Fr Dominic reflects on Holy Saturday, between Christ’s death and Resurrection, at such an extraordinary time.
A friend wrote recently on Facebook that he’d never had to give up so much for Lent. Who’d have thought, at the beginning of this year, that we’d even have to give up church? A little bit of me – a little bit of all Christians? – hoped that somehow the pandemic would have eased enough for lockdown to end for the Easter weekend. But it hasn’t. Instead, we’ll have to sing Easter alleluias to the computer or the radio, as before. No physical receiving of Holy Communion, no being the Body of Christ together.
So what has changed? What can change? Between Lent and Easter? In a recent letter to friends and benefactors of the English Dominicans, our Prior Provincial, Fr. Martin Ganeri, wrote of a “long Holy Saturday”. Holy Saturday is the time of silence, absence. The silence between the death of Jesus and his Resurrection. The silence of the grave, between grief and hope. And we don’t know how long this year’s Holy Saturday experience will last.
Of course, the Holy Saturday silence of closed churches, empty streets and deserted nature is not everyone’s experience of this time. I think of someone I accompany who is currently battling for her life against Covid-19 in intensive care. Of the doctors and nurses working round the clock to save her life and many others. Do pray for them especially – there’s an inspiring and moving appeal for prayer from a Christian surgeon here. And the undertakers. The scientists trying to rush out tests and find a vaccine. The people working to save their businesses. The bereaved. What changes for them (maybe that’s you)?
In Lent, we give things up. Not because they’re bad (we should always give up bad things). Rather, because they’re good, but often we take them for granted or misuse – think how we treat food, drink, TV/YouTube. Indeed, our time with others – how present are we really to those we love, even when we’re with them?
At Easter, we receive the good things back, as the fruits of the New Creation (cf 1 Cor. 15:20). Some of them, such as the company of our friends, we can’t have yet. But at the first Easter, the disciples didn’t experience the Risen Lord all at once. Mary Magdalene went to the tomb in the dark. At first, she finds only absence – “They have taken the Lord, and we don’t know where they have laid Him” (John 20:2). Then she sees two angels. Then she turns round, and sees a man whom she supposes to be the gardener. Only when Jesus calls her name does she recognise that it’s Him, and that He’s risen from the dead.

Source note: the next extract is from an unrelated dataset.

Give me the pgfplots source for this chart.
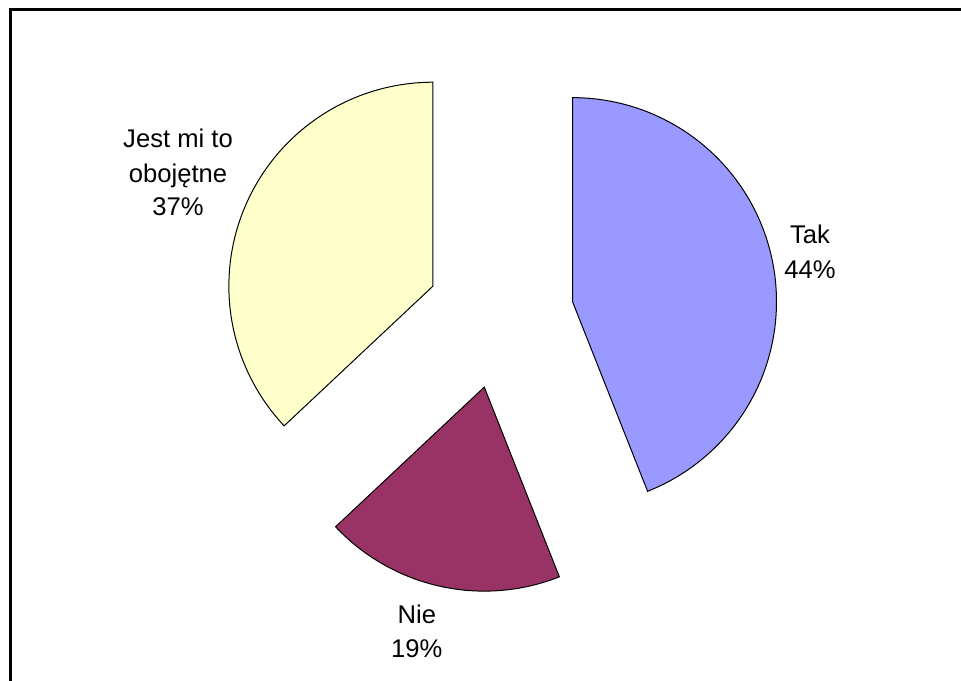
\documentclass[border=0pt]{standalone}
\usepackage{pgfplots}
\pgfplotsset{compat=1.18}
\usepackage{pgfplotstable}
\usepackage{fontspec}
\setmainfont{Liberation Sans}
\definecolor{takc}{HTML}{9999FF}
\definecolor{niec}{HTML}{993366}
\definecolor{jestc}{HTML}{FFFFCC}
\pgfplotstableread{
label value
Tak 44
Nie 19
Jest 37
}\piedata
\begin{document}
\begin{tikzpicture}
\pgfplotstablegetelem{0}{value}\of\piedata \let\vA\pgfplotsretval
\pgfplotstablegetelem{1}{value}\of\piedata \let\vB\pgfplotsretval
\pgfplotstablegetelem{2}{value}\of\piedata \let\vC\pgfplotsretval
% pie centre, radius, explosion distance (axis units = pixels)
\pgfmathsetmacro{\cx}{500.3}
\pgfmathsetmacro{\cy}{364.6}
\pgfmathsetmacro{\R}{204}
\pgfmathsetmacro{\D}{73.5}
% angles, clockwise from 12 o'clock
\pgfmathsetmacro{\aS}{90}
\pgfmathsetmacro{\aA}{90-3.6*\vA}
\pgfmathsetmacro{\aB}{\aA-3.6*\vB}
\pgfmathsetmacro{\aC}{\aB-3.6*\vC}
\pgfmathsetmacro{\mA}{(\aS+\aA)/2}
\pgfmathsetmacro{\mB}{(\aA+\aB)/2}
\pgfmathsetmacro{\mC}{(\aB+\aC)/2}
\pgfmathsetmacro{\xA}{\cx+\D*cos(\mA)}
\pgfmathsetmacro{\yA}{\cy+\D*sin(\mA)}
\pgfmathsetmacro{\xB}{\cx+\D*cos(\mB)}
\pgfmathsetmacro{\yB}{\cy+\D*sin(\mB)}
\pgfmathsetmacro{\xC}{\cx+\D*cos(\mC)}
\pgfmathsetmacro{\yC}{\cy+\D*sin(\mC)}
\begin{axis}[name=ax, x=0.5pt, y=0.5pt, xmin=0, xmax=961, ymin=0, ymax=680,
  hide axis, clip=false, scale only axis]
\addplot[black, line width=1.5pt] coordinates {(10.5,-5) (10.5,670.5) (970,670.5)};
\addplot[draw=black, line width=0.5pt, fill=takc, domain=\aA:\aS, samples=120, variable=\t]
  ({\xA+\R*cos(\t)}, {\yA+\R*sin(\t)}) -- (axis cs:\xA,\yA) -- cycle;
\addplot[draw=black, line width=0.5pt, fill=niec, domain=\aB:\aA, samples=80, variable=\t]
  ({\xB+\R*cos(\t)}, {\yB+\R*sin(\t)}) -- (axis cs:\xB,\yB) -- cycle;
\addplot[draw=black, line width=0.5pt, fill=jestc, domain=\aC:\aB, samples=120, variable=\t]
  ({\xC+\R*cos(\t)}, {\yC+\R*sin(\t)}) -- (axis cs:\xC,\yC) -- cycle;
\begin{scope}[every node/.style={anchor=base, inner sep=0pt, font=\fontsize{12.8}{15}\selectfont}]
\node at (axis cs:178,532) {Jest mi to};
\node at (axis cs:178,497.5) {obojętne};
\node at (axis cs:178,464.5) {37\%};
\node at (axis cs:810,436.7) {Tak};
\node at (axis cs:810,401.7) {44\%};
\node at (axis cs:416.8,56.7) {Nie};
\node at (axis cs:416.8,22.3) {19\%};
\end{scope}
\end{axis}
\pgfresetboundingbox
\path[use as bounding box] (0,0) rectangle (480.5pt,340pt);
\end{tikzpicture}
\end{document}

Because we can’t take in the Resurrection all at once – any more, if I can take a slightly flippant example, than you can eat an entire Easter egg in one go. It’s about learning to receive again, to savour the smallest tastes of the Resurrection. It’s to search out the Risen Lord everywhere and in everything, in the silence and the darkness. It’s to turn round, change our perspective, like Mary Magdalene. To be surprised how the Lord speaks to us, outside familiar contexts.
So let’s pray for the grace to receive God in all good things, to allow nature, including in its changes, to gift us. To rejoice in a phone call or message, in a glass of wine. If we learn to receive the Lord in small things, we will be all the more ready, when the time comes, to receive His Risen Body and Blood, together, in the Holy Eucharist.